L’absence d’alternative de gauche, c’est-à-dire fondamentalement d’un horizon de société et d’un projet politique porteur des valeurs de gauche, renvoie à deux séries de causes.
Sur le plan idéologique, le double échec de la gauche du 20ème siècle, communistes et social-démocrate, à réaliser où que ce soit l’objectif qu’elle avait hérité du mouvement ouvrier d’une rupture avec le capitalisme – condition affirmée d’un progrès de l’égalité sociale, et au-delà de la poursuite du mouvement émancipateur – a privé la gauche de son projet de société. Er de fait, les questions du communisme et du socialisme ont quasiment disparu du discours politique, laissant la gauche orpheline de l’alternative de système qui constituait pourtant une pierre angulaire de son « récit ». Non seulement l’objectif n’a pas été atteint, mais l’impuissance de la gauche à permettre la rupture attendue avec le capitalisme, ou au moins sa sérieuse « régulation », demeure un trou noir de la pensée de gauche sur lequel personne ne s’explique vraiment. Et ces deux questions cruciales restent donc sans réponses : d’où vient l’impuissance de la gauche ? Et plus encore : que pourrait bien être l’alternative à un capitalisme dont, paradoxalement, les dangers sont de plus en plus visibles, et qui se trouve d’ailleurs plus critiqué qu’il n’a jamais été ?
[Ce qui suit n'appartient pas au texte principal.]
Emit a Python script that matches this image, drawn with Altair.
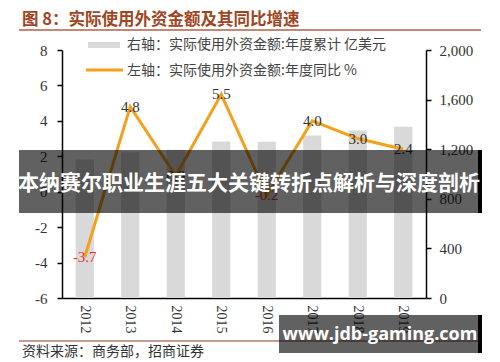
import altair as alt
import pandas as pd

# ---- data ----
years = ["2012", "2013", "2014", "2015", "2016", "2017", "2018", "2019"]
fdi_total = [1117, 1176, 1196, 1263, 1260, 1310, 1350, 1381]   # right axis, 亿美元
fdi_yoy = [-3.7, 4.8, 0.9, 5.5, -0.2, 4.0, 3.0, 2.4]            # left axis, %
left_ticks = [-6, -4, -2, 0, 2, 4, 6, 8]
right_ticks = [0, 400, 800, 1200, 1600, 2000]

title_text = "图 8：实际使用外资金额及其同比增速"
legend_bar_text = "右轴：实际使用外资金额:年度累计 亿美元"
legend_line_text = "左轴：实际使用外资金额:年度同比 %"
source_text = "资料来源：商务部，招商证券"
banner_text = "本纳赛尔职业生涯五大关键转折点解析与深度剖析"
watermark_text = "www.jdb-gaming.com"

df = pd.DataFrame({"year": years, "fdi": fdi_total, "yoy": fdi_yoy})

# plot-area origin in page coordinates
OX, OY = 62, 50
def px(x):
    return x - OX
def py(y):
    return y - OY

SERIF = "Liberation Serif"
CJK = "Noto Sans CJK SC"
ORANGE = "#F5A01A"
BAR = "#D9D9D9"
HYPHEN = "replace(datum.label, '\u2212', '-')"

xscale = alt.Scale(paddingInner=0.6, paddingOuter=0.3)
xaxis = alt.Axis(title=None, labelAngle=90, labelFont=SERIF, labelFontSize=14,
                 labelColor="#333", ticks=False, domainColor="#000",
                 domainWidth=1.5, labelPadding=7, zindex=0)

bars = alt.Chart(df).mark_bar(color=BAR).encode(
    x=alt.X("year:O", scale=xscale, axis=xaxis),
    y=alt.Y("fdi:Q", scale=alt.Scale(domain=[0, 2000], nice=False, zero=True),
            axis=alt.Axis(orient="right", title=None, values=right_ticks, format=",.0f",
                          labelFont=SERIF, labelFontSize=15, labelColor="#333",
                          tickSize=5, tickColor="#000", tickWidth=1.5,
                          domainColor="#000", domainWidth=1.5, labelPadding=8,
                          grid=False, zindex=0)),
)

yleft = alt.Y("yoy:Q", scale=alt.Scale(domain=[-6, 8], nice=False, zero=False),
              axis=alt.Axis(orient="left", title=None, values=left_ticks,
                            labelExpr=HYPHEN,
                            labelFont=SERIF, labelFontSize=15, labelColor="#333",
                            tickSize=5, tickColor="#000", tickWidth=1.5,
                            domainColor="#000", domainWidth=1.5, labelPadding=10,
                            grid=False, zindex=0))

line = alt.Chart(df).mark_line(color=ORANGE, strokeWidth=3).encode(
    x=alt.X("year:O", scale=xscale, axis=xaxis),
    y=yleft,
)
labels = alt.Chart(df).transform_calculate(
    lab="replace(format(datum.yoy, '.1f'), '\u2212', '-')"
).mark_text(font=SERIF, fontSize=15, baseline="middle").encode(
    x=alt.X("year:O", scale=xscale, axis=xaxis),
    y=yleft,
    text="lab:N",
    color=alt.condition(alt.datum.yoy < 0, alt.value("#E8353A"), alt.value("#333333")),
)
line_layer = alt.layer(line, labels)


def one(**kw):
    return pd.DataFrame({k: [v] for k, v in kw.items()})


def text_at(s, x, y, size, color, font=CJK, weight="normal", align="left"):
    return alt.Chart(one(t=s)).mark_text(
        font=font, fontSize=size, fontWeight=weight, color=color,
        align=align, baseline="middle").encode(
        x=alt.value(px(x)), y=alt.value(py(y)), text="t:N")


def rule_at(x1, x2, y, color, w):
    return alt.Chart(one(a=1)).mark_rule(color=color, strokeWidth=w).encode(
        x=alt.value(px(x1)), x2=alt.value(px(x2)), y=alt.value(py(y)))


def rect_at(x1, x2, y1, y2, color, op=1.0):
    return alt.Chart(one(a=1)).mark_rect(color=color, opacity=op).encode(
        x=alt.value(px(x1)), x2=alt.value(px(x2)),
        y=alt.value(py(y1)), y2=alt.value(py(y2)))


deco = [
    text_at(title_text, 22, 20, 16.5, "#A0451F", weight="bold"),
    rule_at(19, 481, 30, "#B0604A", 1.5),
    rect_at(88, 120, 42, 48, BAR),
    text_at(legend_bar_text, 127, 45, 14, "#444444"),
    rule_at(86, 123, 70, ORANGE, 3),
    text_at(legend_line_text, 127, 71, 14, "#444444"),
    rule_at(19, 481, 341, "#8B3A2A", 1),
    text_at(source_text, 22, 352, 14, "#333333"),
    rect_at(19, 479, 150, 213, "#000000", 0.62),
    rect_at(478, 482, 150, 213, "#000000", 1.0),
    text_at(banner_text, 249, 184, 21, "#FFFFFF", weight="bold", align="center"),
    rect_at(279, 479, 315, 353, "#000000", 0.62),
    rect_at(478, 482, 315, 353, "#000000", 1.0),
    text_at(watermark_text, 380, 335, 18, "#FFFFFF", font="Open Sans",
            weight="bold", align="center"),
]

chart = alt.layer(bars, line_layer, *deco).resolve_scale(y="independent").properties(
    width=364, height=248,
    autosize=alt.AutoSizeParams(type="none"),
    padding={"left": 54, "top": 42, "right": 58, "bottom": 64},
    background="white",
).configure_view(stroke=None)

chart.save("out.html", embed_options={"renderer": "svg", "actions": False})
Au-delà de ce problème idéologique majeur, la perte de confiance en la gauche s’explique aussi, et peut-être surtout, par son impuissance concrète d’aujourd’hui. Car si, en France, l’histoire de la gauche résonne encore des grands moments de jadis (1789, 1848, la Commune, les luttes et les victoires ouvrières…), leurs échos s’estompent avec le temps, laissant la place à l’amertume des déceptions des dernières décennies. Depuis un demi-siècle, la gauche n’a pas réussi à améliorer ni même à empêcher une détérioration des conditions de vie et de travail des classes populaires. Et elle est incapable de faire prévaloir des solutions, pourtant clairement énoncées par les scientifiques, à la terrifiante crise climatique qui menace l’humanité. Et tout cela, alors que la richesse globale a cru très fortement, et que les inégalités ont explosé.
Là encore, d’où vient l’impuissance de la gauche ?
De nombreuses pistes d’explications ont été évoquées : mondialisation du capitalisme, révolution numérique et transformation de l’appareil productif, nouveaux modèles de management, puissance des nouveaux médias et des raisons sociaux, etc. Mais, sauf à admettre qu’une alternative à l’ordre actuel serait aujourd’hui impossible – ce qui reviendrait à dire que la gauche n’aurait plus de raison d’être – on ne peut en rester là. La gauche doit s’atteler à comprendre les raisons de son impuissance d’hier et d’aujourd’hui, et en tirer les conséquences par des innovations théoriques, idéologiques et politiques (horizon de société, projet politique, stratégie, formes d’organisation, pratiques militantes) qui redonneront du sens à son action, et de la crédibilité aux forces qui s’en réclament.
Cet objectif essentiel se heurte pourtant à l’état de faiblesse des forces de gauche. La lutte de chacune pour sa survie polarisee tous les efforts sur les objectifs électoraux et sur une meurtrière concurrence entre elles. Au lieu de chercher à se rassembler en construisant ensemble une vision commune d’une alternative de société et de construire entre elles des convergences et des passerelles, elles sont principalement occupées à se combattre. Leurs divisions en camps « irréconciliables », héritage du 230ème siècle, garantissent l’échec de toutes. Et, pour certaines, les poussent à chercher des raccourcis populistes, droitiers ou, comme au Danemark, pire encore.
A l’approche des élections européennes, qui sonneront en France le coup d’envoi de la compétition présidentielle de 2027, il est illusoire d’espérer que les forces de gauche se reprennent et engagent ensemble le travail de fond d’analyse et d’invention politique qu’exige une véritable renaissance de la gauche. C’est pourquoi il semble nécessaire de travailler à construire en dehors des partis – mais avec la participation d’élu.es, de militant.es et de responsables politiques qui souhaiteraient s’y associer – un lieu de travail consacré à faire un état de cette crise historique, à confronter les analyses sur ses causes pour en comprendre les ressorts et avancer des pistes de solution. Ce travail devrait associer sur la durée nécessaire, notamment au plan national et dès que possible au européen (voire plus largement), des personnalités syndicales, associatives et intellectuelles significatives. La question des débouchés de ce travail devra être examiné et décidé dans ce cadre.
1 Aux élections législatives de 2022, à peine plus de 40% de l’électorat potentiel a participé au scrutin (si l’on tient compte de l’abstentionnisme et des non ou mal inscrits), les plus forts taux d’abstention se situant dans les quartiers populaires où la gauche faisait ses plus gros scores).